Bisnis.com, JAKARTA — Badan Pemeriksa Keuangan (BPK) meluncurkan hasil pemeriksaannya terhadap pemerintah soal pembangunan Ibu Kota Negara (IKN) Nusantara dalam dokumen Ikhtisar Hasil Pemeriksaan Semester (IHPS) Semester II/2023.
Sehari sebelum dokumen BPK rilis pada hari ini, Selasa (4/6/2024), Bambang Susantono resmi mengundurkan diri sebagai Kepala Otorita IKN (OIKN) setelah dua tahun menjabat.
Lebih lanjut, BPK melakukan pemeriksaan terhadap pembangunan IKN yang telah berlangsung sejak 2022.

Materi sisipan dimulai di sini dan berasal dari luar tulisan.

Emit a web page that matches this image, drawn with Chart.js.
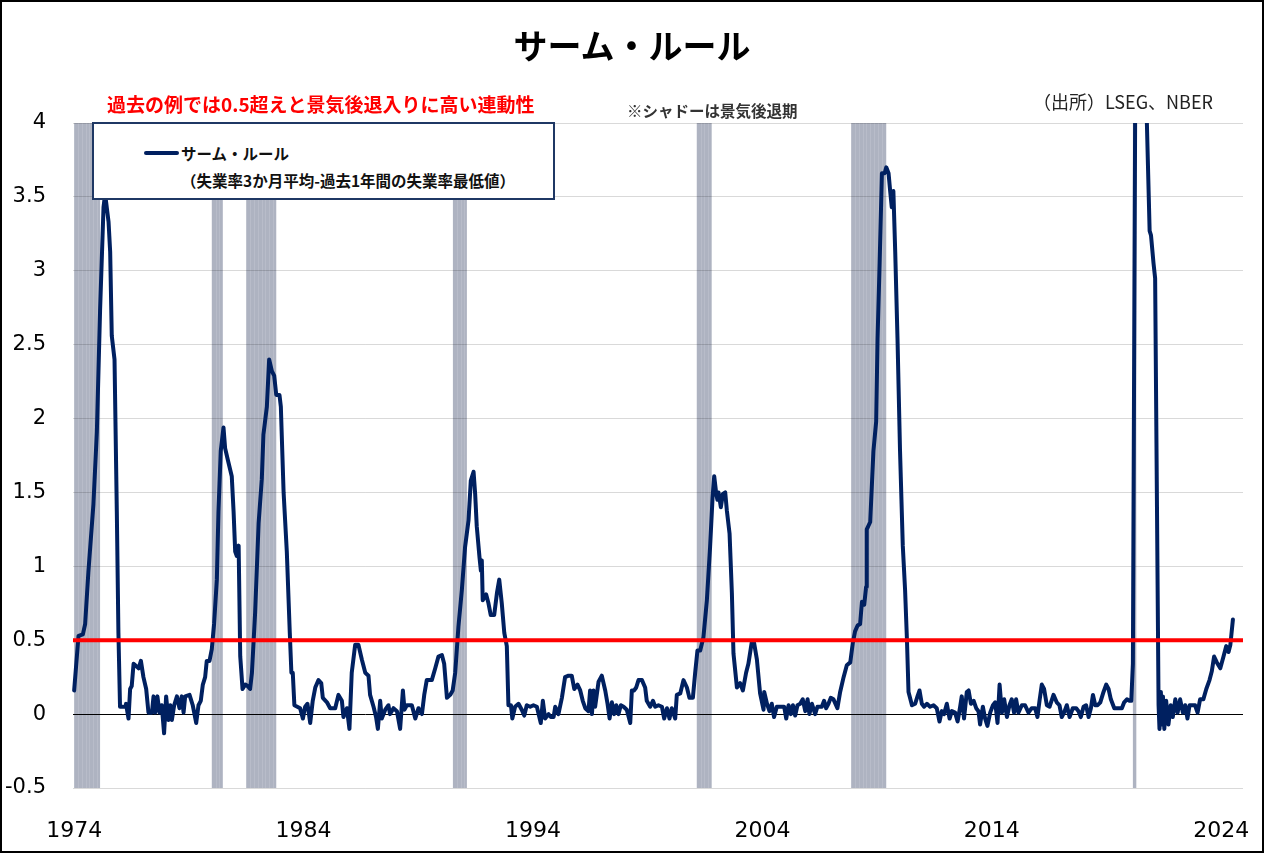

Pertama, BPK melihat pembangunan infrastruktur yang berlangsung tersebut belum sepenuhnya selaras dengan RPJMN Tahun 2020-2024, Rencana Strategis (Renstra) Kementerian PUPR Tahun 2020-2024, dan Rencana Induk IKN.
Sementara perencanaan pendanaan belum sepenuhnya memadai, antara lain sumber pendanaan alternatif selain APBN berupa KPBU dan swasta murni/BUMN/BUMD yang belum dapat terlaksana.
Kedua, fakta yang terjadi di lapangan bahwa persiapan pembangunan infrastruktur IKN belum memadai yang ditunjukkan oleh adanya kendala mekanisme pelepasan kawasan hutan.
Baca Juga
“2.085,62 Ha dari 36.150 Ha tanah masih dalam penguasaan pihak lain karena belum diterbitkannya hak pengelolaan lahan [HPL], serta belum selesainya proses sertifikasi atas 5 area hasil pengadaan tanah,” tulis BPK dalam dokumen tersebut, dikutip Selasa (4/6/2024).
Ketiga, pelaksanaan manajemen rantai pasok dan peralatan konstruksi untuk pembangunan infrastruktur IKN Tahap I juga belum optimal.
BPK mencatat kurangnya pasokan material dan peralatan konstruksi untuk pembangunan IKN, harga pasar material batu split dan sewa kapal tongkang tidak sepenuhnya terkendali, pelabuhan bongkar muat untuk melayani pembangunan IKN belum dipersiapkan secara menyeluruh, dan kurangnya pasokan air untuk pengolahan beton.
Terakhir, Kementerian PUPR belum sepenuhnya memiliki rancangan serah terima aset, rencana alokasi anggaran operasional, serta mekanisme pemeliharaan dan pengelolaan aset dari hasil pembangunan infrastruktur IKN Tahap I.
Rekomendasi BPK
Atas permasalahan yang terjadi, BPK meminta Kementerian PUPR untuk koordinasi dengan Kementerian Keuangan terkait skema pendanaan pembangunan infrastruktur IKN tahap II guna memitigasi risiko munculnya permasalahan terkait pendanaan.
Pasalnya, hingga tahap kelima groundbreaking yang sudah dilakukan, OIKN masih mengejar investasi sekitar Rp50 triliun dari target Rp100 triliun dengan tenggat waktu Desember 2024.
Sementara persoalan tanah, BPK mendorong Menteri PUPR untuk meningkatkan koordinasi antarpihak/instansi terkait, termasuk merumuskan solusi dan rencana aksi percepatan dalam proses pembebasan lahan.
Melakukan pemantauan dan evaluasi kebutuhan material dan peralatan kontruksi berdasarkan kondisi lapangan secara berkala dan melakukan koordinasi kementerian terkait.
BPK meminta Kementerian PUPR bekerja sama dengan stakeholder terkait di luar instansi guna bersama-sama merencanakan suatu skema atau rencana mengenai kebutuhan air untuk industri yang mendukung pelaksanaan pembangunan infrastruktur IKN.
Terkait masalah serat terima aset, BPK merekomendasikan Kementerian PUPR melakukan koordinasi dengan stakeholder terkait dalam menyusun ketentuan tata kelola aset atas hasil pembangunan infrastruktur IKN tahap I dan tahap selanjutnya, sebelum diserahkan kepada Otorita IKN.